• Requirements:
Retype the whole listing, please, keeping every line exact and dropping the pictures.
-- START Data provided --
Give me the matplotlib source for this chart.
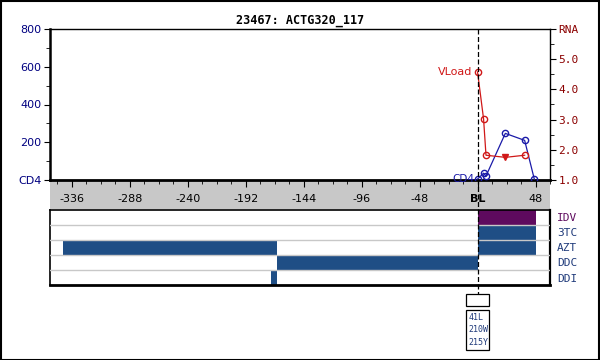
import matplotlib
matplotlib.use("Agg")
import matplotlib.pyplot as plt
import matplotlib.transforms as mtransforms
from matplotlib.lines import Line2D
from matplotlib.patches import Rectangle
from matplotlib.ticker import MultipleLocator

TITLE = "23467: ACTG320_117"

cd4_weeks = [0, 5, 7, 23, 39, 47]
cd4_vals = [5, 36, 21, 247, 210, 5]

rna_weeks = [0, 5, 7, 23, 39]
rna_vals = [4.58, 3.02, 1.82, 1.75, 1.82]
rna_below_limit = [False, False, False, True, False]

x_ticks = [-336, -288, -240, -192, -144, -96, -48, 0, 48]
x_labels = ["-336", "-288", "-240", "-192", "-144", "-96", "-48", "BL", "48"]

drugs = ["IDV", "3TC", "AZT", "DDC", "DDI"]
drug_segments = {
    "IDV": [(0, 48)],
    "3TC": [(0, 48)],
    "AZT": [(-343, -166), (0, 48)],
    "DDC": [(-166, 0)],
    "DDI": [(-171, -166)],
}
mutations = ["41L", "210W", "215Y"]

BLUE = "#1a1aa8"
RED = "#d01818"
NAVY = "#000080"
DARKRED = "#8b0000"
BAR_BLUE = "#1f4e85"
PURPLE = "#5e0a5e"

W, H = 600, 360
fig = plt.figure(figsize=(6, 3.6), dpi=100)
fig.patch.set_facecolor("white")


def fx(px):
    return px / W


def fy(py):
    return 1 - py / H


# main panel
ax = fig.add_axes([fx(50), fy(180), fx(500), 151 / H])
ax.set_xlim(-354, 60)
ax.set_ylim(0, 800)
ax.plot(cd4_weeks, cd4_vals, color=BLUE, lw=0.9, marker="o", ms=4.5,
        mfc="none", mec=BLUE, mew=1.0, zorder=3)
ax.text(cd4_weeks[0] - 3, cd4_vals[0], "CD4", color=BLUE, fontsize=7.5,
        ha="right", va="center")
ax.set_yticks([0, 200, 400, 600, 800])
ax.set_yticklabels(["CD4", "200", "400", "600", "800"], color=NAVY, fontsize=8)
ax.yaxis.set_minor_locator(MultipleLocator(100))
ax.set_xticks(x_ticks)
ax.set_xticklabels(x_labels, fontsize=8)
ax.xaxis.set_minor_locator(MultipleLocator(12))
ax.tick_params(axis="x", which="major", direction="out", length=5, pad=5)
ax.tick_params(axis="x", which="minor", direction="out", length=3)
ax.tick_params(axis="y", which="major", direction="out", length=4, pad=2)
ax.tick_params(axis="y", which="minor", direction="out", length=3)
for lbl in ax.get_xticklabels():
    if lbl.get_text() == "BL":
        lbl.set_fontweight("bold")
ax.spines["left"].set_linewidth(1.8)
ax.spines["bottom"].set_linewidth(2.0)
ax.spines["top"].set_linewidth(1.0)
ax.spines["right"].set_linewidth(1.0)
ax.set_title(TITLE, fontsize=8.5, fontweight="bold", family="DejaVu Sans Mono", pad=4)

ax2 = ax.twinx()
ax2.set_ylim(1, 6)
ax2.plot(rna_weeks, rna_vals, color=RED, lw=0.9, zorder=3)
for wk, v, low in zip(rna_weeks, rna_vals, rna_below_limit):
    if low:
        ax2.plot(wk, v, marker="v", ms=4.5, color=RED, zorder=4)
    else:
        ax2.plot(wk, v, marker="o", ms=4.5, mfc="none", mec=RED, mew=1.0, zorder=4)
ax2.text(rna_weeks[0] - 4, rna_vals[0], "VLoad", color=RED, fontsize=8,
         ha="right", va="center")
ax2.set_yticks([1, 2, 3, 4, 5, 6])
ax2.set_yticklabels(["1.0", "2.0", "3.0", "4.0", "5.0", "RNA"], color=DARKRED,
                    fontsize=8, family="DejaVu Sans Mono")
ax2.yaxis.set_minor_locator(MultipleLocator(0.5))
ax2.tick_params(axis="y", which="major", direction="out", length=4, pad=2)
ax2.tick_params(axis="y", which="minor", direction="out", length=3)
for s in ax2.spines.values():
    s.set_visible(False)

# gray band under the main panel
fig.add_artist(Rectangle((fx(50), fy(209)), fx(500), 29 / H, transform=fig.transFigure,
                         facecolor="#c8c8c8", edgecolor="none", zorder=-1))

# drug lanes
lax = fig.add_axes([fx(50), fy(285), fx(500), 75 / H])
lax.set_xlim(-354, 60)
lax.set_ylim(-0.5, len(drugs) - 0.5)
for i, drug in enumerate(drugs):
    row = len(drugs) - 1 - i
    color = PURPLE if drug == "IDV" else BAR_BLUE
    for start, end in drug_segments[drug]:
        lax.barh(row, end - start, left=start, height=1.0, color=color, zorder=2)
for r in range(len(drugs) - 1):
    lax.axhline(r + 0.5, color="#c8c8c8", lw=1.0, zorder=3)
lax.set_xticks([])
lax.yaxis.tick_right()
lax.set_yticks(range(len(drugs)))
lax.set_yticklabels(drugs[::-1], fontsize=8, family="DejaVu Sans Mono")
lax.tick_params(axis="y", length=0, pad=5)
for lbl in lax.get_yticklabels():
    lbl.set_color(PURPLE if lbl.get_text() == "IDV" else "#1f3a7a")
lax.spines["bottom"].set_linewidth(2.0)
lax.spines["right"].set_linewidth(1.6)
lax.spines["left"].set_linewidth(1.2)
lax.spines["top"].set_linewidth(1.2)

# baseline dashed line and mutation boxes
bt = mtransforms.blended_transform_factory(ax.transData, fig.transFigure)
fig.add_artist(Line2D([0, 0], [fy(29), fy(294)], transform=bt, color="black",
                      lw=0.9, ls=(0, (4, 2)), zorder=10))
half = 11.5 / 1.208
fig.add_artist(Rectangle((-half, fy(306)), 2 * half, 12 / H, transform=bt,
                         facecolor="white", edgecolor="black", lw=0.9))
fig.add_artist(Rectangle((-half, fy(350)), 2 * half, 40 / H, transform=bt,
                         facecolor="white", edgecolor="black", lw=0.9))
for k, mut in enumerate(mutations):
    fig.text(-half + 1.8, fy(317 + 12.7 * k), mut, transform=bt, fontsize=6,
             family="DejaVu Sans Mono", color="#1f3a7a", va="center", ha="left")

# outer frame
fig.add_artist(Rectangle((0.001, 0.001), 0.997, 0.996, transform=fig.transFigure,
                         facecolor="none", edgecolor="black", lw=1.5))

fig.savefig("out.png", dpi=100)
-- END Data provided --
• Output for this exercise:
Give me the matplotlib source for this chart.
import matplotlib
matplotlib.use("Agg")
import matplotlib.pyplot as plt
import matplotlib.transforms as mtransforms
from matplotlib.lines import Line2D
from matplotlib.patches import Rectangle
from matplotlib.ticker import MultipleLocator

TITLE = "23467: ACTG320_117"

cd4_weeks = [0, 5, 7, 23, 39, 47]
cd4_vals = [5, 36, 21, 247, 210, 5]

rna_weeks = [0, 5, 7, 23, 39]
rna_vals = [4.58, 3.02, 1.82, 1.75, 1.82]
rna_below_limit = [False, False, False, True, False]

x_ticks = [-336, -288, -240, -192, -144, -96, -48, 0, 48]
x_labels = ["-336", "-288", "-240", "-192", "-144", "-96", "-48", "BL", "48"]

drugs = ["IDV", "3TC", "AZT", "DDC", "DDI"]
drug_segments = {
    "IDV": [(0, 48)],
    "3TC": [(0, 48)],
    "AZT": [(-343, -166), (0, 48)],
    "DDC": [(-166, 0)],
    "DDI": [(-171, -166)],
}
mutations = ["41L", "210W", "215Y"]

BLUE = "#1a1aa8"
RED = "#d01818"
NAVY = "#000080"
DARKRED = "#8b0000"
BAR_BLUE = "#1f4e85"
PURPLE = "#5e0a5e"

W, H = 600, 360
fig = plt.figure(figsize=(6, 3.6), dpi=100)
fig.patch.set_facecolor("white")


def fx(px):
    return px / W


def fy(py):
    return 1 - py / H


# main panel
ax = fig.add_axes([fx(50), fy(180), fx(500), 151 / H])
ax.set_xlim(-354, 60)
ax.set_ylim(0, 800)
ax.plot(cd4_weeks, cd4_vals, color=BLUE, lw=0.9, marker="o", ms=4.5,
        mfc="none", mec=BLUE, mew=1.0, zorder=3)
ax.text(cd4_weeks[0] - 3, cd4_vals[0], "CD4", color=BLUE, fontsize=7.5,
        ha="right", va="center")
ax.set_yticks([0, 200, 400, 600, 800])
ax.set_yticklabels(["CD4", "200", "400", "600", "800"], color=NAVY, fontsize=8)
ax.yaxis.set_minor_locator(MultipleLocator(100))
ax.set_xticks(x_ticks)
ax.set_xticklabels(x_labels, fontsize=8)
ax.xaxis.set_minor_locator(MultipleLocator(12))
ax.tick_params(axis="x", which="major", direction="out", length=5, pad=5)
ax.tick_params(axis="x", which="minor", direction="out", length=3)
ax.tick_params(axis="y", which="major", direction="out", length=4, pad=2)
ax.tick_params(axis="y", which="minor", direction="out", length=3)
for lbl in ax.get_xticklabels():
    if lbl.get_text() == "BL":
        lbl.set_fontweight("bold")
ax.spines["left"].set_linewidth(1.8)
ax.spines["bottom"].set_linewidth(2.0)
ax.spines["top"].set_linewidth(1.0)
ax.spines["right"].set_linewidth(1.0)
ax.set_title(TITLE, fontsize=8.5, fontweight="bold", family="DejaVu Sans Mono", pad=4)

ax2 = ax.twinx()
ax2.set_ylim(1, 6)
ax2.plot(rna_weeks, rna_vals, color=RED, lw=0.9, zorder=3)
for wk, v, low in zip(rna_weeks, rna_vals, rna_below_limit):
    if low:
        ax2.plot(wk, v, marker="v", ms=4.5, color=RED, zorder=4)
    else:
        ax2.plot(wk, v, marker="o", ms=4.5, mfc="none", mec=RED, mew=1.0, zorder=4)
ax2.text(rna_weeks[0] - 4, rna_vals[0], "VLoad", color=RED, fontsize=8,
         ha="right", va="center")
ax2.set_yticks([1, 2, 3, 4, 5, 6])
ax2.set_yticklabels(["1.0", "2.0", "3.0", "4.0", "5.0", "RNA"], color=DARKRED,
                    fontsize=8, family="DejaVu Sans Mono")
ax2.yaxis.set_minor_locator(MultipleLocator(0.5))
ax2.tick_params(axis="y", which="major", direction="out", length=4, pad=2)
ax2.tick_params(axis="y", which="minor", direction="out", length=3)
for s in ax2.spines.values():
    s.set_visible(False)

# gray band under the main panel
fig.add_artist(Rectangle((fx(50), fy(209)), fx(500), 29 / H, transform=fig.transFigure,
                         facecolor="#c8c8c8", edgecolor="none", zorder=-1))

# drug lanes
lax = fig.add_axes([fx(50), fy(285), fx(500), 75 / H])
lax.set_xlim(-354, 60)
lax.set_ylim(-0.5, len(drugs) - 0.5)
for i, drug in enumerate(drugs):
    row = len(drugs) - 1 - i
    color = PURPLE if drug == "IDV" else BAR_BLUE
    for start, end in drug_segments[drug]:
        lax.barh(row, end - start, left=start, height=1.0, color=color, zorder=2)
for r in range(len(drugs) - 1):
    lax.axhline(r + 0.5, color="#c8c8c8", lw=1.0, zorder=3)
lax.set_xticks([])
lax.yaxis.tick_right()
lax.set_yticks(range(len(drugs)))
lax.set_yticklabels(drugs[::-1], fontsize=8, family="DejaVu Sans Mono")
lax.tick_params(axis="y", length=0, pad=5)
for lbl in lax.get_yticklabels():
    lbl.set_color(PURPLE if lbl.get_text() == "IDV" else "#1f3a7a")
lax.spines["bottom"].set_linewidth(2.0)
lax.spines["right"].set_linewidth(1.6)
lax.spines["left"].set_linewidth(1.2)
lax.spines["top"].set_linewidth(1.2)

# baseline dashed line and mutation boxes
bt = mtransforms.blended_transform_factory(ax.transData, fig.transFigure)
fig.add_artist(Line2D([0, 0], [fy(29), fy(294)], transform=bt, color="black",
                      lw=0.9, ls=(0, (4, 2)), zorder=10))
half = 11.5 / 1.208
fig.add_artist(Rectangle((-half, fy(306)), 2 * half, 12 / H, transform=bt,
                         facecolor="white", edgecolor="black", lw=0.9))
fig.add_artist(Rectangle((-half, fy(350)), 2 * half, 40 / H, transform=bt,
                         facecolor="white", edgecolor="black", lw=0.9))
for k, mut in enumerate(mutations):
    fig.text(-half + 1.8, fy(317 + 12.7 * k), mut, transform=bt, fontsize=6,
             family="DejaVu Sans Mono", color="#1f3a7a", va="center", ha="left")

# outer frame
fig.add_artist(Rectangle((0.001, 0.001), 0.997, 0.996, transform=fig.transFigure,
                         facecolor="none", edgecolor="black", lw=1.5))

fig.savefig("out.png", dpi=100)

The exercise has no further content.